Write out the entries below once more, exactly, with the pictures left out.

○ ○ ○ ○ ○ ○ ○

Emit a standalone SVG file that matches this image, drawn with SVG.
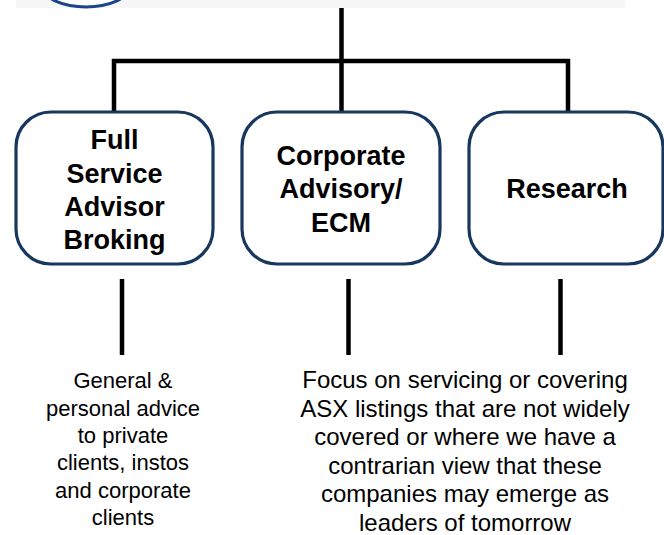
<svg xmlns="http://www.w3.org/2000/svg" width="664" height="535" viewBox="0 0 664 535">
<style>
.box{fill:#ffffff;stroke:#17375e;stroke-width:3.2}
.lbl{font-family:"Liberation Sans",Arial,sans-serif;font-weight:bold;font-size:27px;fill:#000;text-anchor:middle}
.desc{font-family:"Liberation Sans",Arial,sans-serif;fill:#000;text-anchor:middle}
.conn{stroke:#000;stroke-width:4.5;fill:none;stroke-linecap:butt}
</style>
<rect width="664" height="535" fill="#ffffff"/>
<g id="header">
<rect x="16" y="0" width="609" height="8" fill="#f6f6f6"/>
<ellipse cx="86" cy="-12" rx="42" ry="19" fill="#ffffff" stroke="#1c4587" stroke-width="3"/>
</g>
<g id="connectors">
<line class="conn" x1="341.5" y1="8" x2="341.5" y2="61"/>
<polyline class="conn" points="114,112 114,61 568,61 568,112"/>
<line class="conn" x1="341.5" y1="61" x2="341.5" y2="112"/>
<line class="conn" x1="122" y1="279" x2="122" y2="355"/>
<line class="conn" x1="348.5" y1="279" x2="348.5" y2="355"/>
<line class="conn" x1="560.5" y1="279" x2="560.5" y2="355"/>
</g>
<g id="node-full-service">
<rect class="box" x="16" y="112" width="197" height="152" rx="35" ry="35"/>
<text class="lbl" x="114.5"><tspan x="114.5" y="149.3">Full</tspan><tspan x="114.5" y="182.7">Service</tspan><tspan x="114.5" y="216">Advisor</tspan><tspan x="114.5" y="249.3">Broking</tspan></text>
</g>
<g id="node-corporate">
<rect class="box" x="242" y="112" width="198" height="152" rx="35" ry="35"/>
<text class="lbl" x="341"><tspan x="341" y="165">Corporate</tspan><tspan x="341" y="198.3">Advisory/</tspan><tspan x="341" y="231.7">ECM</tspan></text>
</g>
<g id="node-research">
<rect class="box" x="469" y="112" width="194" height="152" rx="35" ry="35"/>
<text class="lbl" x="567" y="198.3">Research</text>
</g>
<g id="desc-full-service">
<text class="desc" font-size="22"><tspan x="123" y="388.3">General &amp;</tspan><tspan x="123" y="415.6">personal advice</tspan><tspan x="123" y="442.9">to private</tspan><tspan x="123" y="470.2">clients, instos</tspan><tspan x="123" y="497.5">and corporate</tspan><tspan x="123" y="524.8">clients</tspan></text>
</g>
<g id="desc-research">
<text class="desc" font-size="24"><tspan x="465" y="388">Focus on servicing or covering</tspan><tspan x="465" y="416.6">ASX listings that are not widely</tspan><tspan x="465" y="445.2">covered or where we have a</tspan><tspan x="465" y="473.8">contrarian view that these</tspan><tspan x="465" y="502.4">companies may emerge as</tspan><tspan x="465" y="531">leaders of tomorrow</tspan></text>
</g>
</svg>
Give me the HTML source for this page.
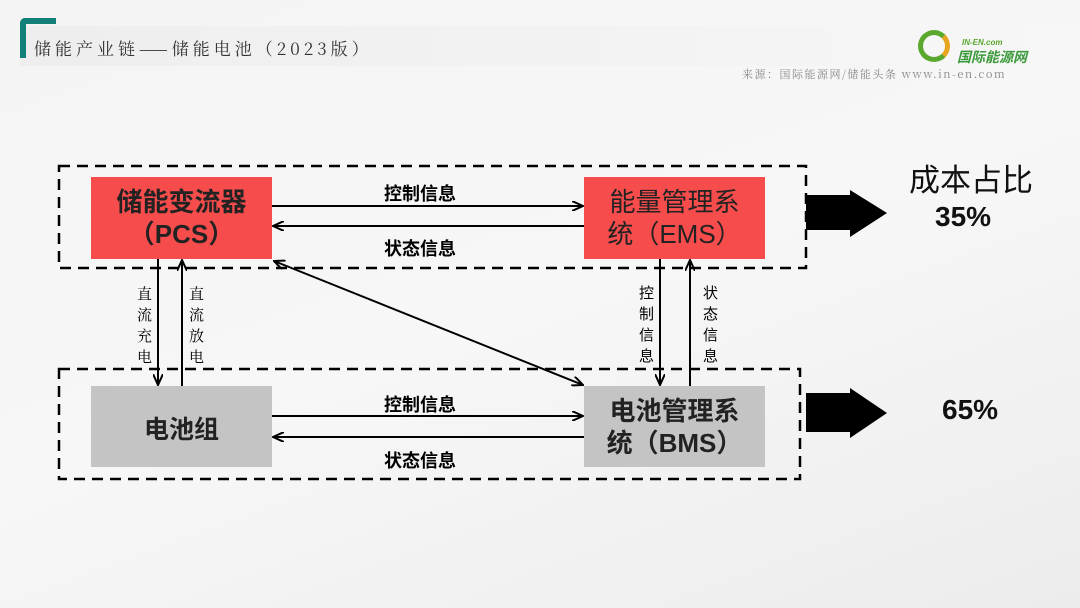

○ ○ ○ ○ ○ ○ ○

WRITTEN RESPONSE:
Emit a standalone SVG file that matches this image, drawn with SVG.
<svg xmlns="http://www.w3.org/2000/svg" width="664" height="535" viewBox="0 0 664 535">
<style>
.box{fill:#ffffff;stroke:#17375e;stroke-width:3.2}
.lbl{font-family:"Liberation Sans",Arial,sans-serif;font-weight:bold;font-size:27px;fill:#000;text-anchor:middle}
.desc{font-family:"Liberation Sans",Arial,sans-serif;fill:#000;text-anchor:middle}
.conn{stroke:#000;stroke-width:4.5;fill:none;stroke-linecap:butt}
</style>
<rect width="664" height="535" fill="#ffffff"/>
<g id="header">
<rect x="16" y="0" width="609" height="8" fill="#f6f6f6"/>
<ellipse cx="86" cy="-12" rx="42" ry="19" fill="#ffffff" stroke="#1c4587" stroke-width="3"/>
</g>
<g id="connectors">
<line class="conn" x1="341.5" y1="8" x2="341.5" y2="61"/>
<polyline class="conn" points="114,112 114,61 568,61 568,112"/>
<line class="conn" x1="341.5" y1="61" x2="341.5" y2="112"/>
<line class="conn" x1="122" y1="279" x2="122" y2="355"/>
<line class="conn" x1="348.5" y1="279" x2="348.5" y2="355"/>
<line class="conn" x1="560.5" y1="279" x2="560.5" y2="355"/>
</g>
<g id="node-full-service">
<rect class="box" x="16" y="112" width="197" height="152" rx="35" ry="35"/>
<text class="lbl" x="114.5"><tspan x="114.5" y="149.3">Full</tspan><tspan x="114.5" y="182.7">Service</tspan><tspan x="114.5" y="216">Advisor</tspan><tspan x="114.5" y="249.3">Broking</tspan></text>
</g>
<g id="node-corporate">
<rect class="box" x="242" y="112" width="198" height="152" rx="35" ry="35"/>
<text class="lbl" x="341"><tspan x="341" y="165">Corporate</tspan><tspan x="341" y="198.3">Advisory/</tspan><tspan x="341" y="231.7">ECM</tspan></text>
</g>
<g id="node-research">
<rect class="box" x="469" y="112" width="194" height="152" rx="35" ry="35"/>
<text class="lbl" x="567" y="198.3">Research</text>
</g>
<g id="desc-full-service">
<text class="desc" font-size="22"><tspan x="123" y="388.3">General &amp;</tspan><tspan x="123" y="415.6">personal advice</tspan><tspan x="123" y="442.9">to private</tspan><tspan x="123" y="470.2">clients, instos</tspan><tspan x="123" y="497.5">and corporate</tspan><tspan x="123" y="524.8">clients</tspan></text>
</g>
<g id="desc-research">
<text class="desc" font-size="24"><tspan x="465" y="388">Focus on servicing or covering</tspan><tspan x="465" y="416.6">ASX listings that are not widely</tspan><tspan x="465" y="445.2">covered or where we have a</tspan><tspan x="465" y="473.8">contrarian view that these</tspan><tspan x="465" y="502.4">companies may emerge as</tspan><tspan x="465" y="531">leaders of tomorrow</tspan></text>
</g>
</svg>
Give me the HTML source for this page.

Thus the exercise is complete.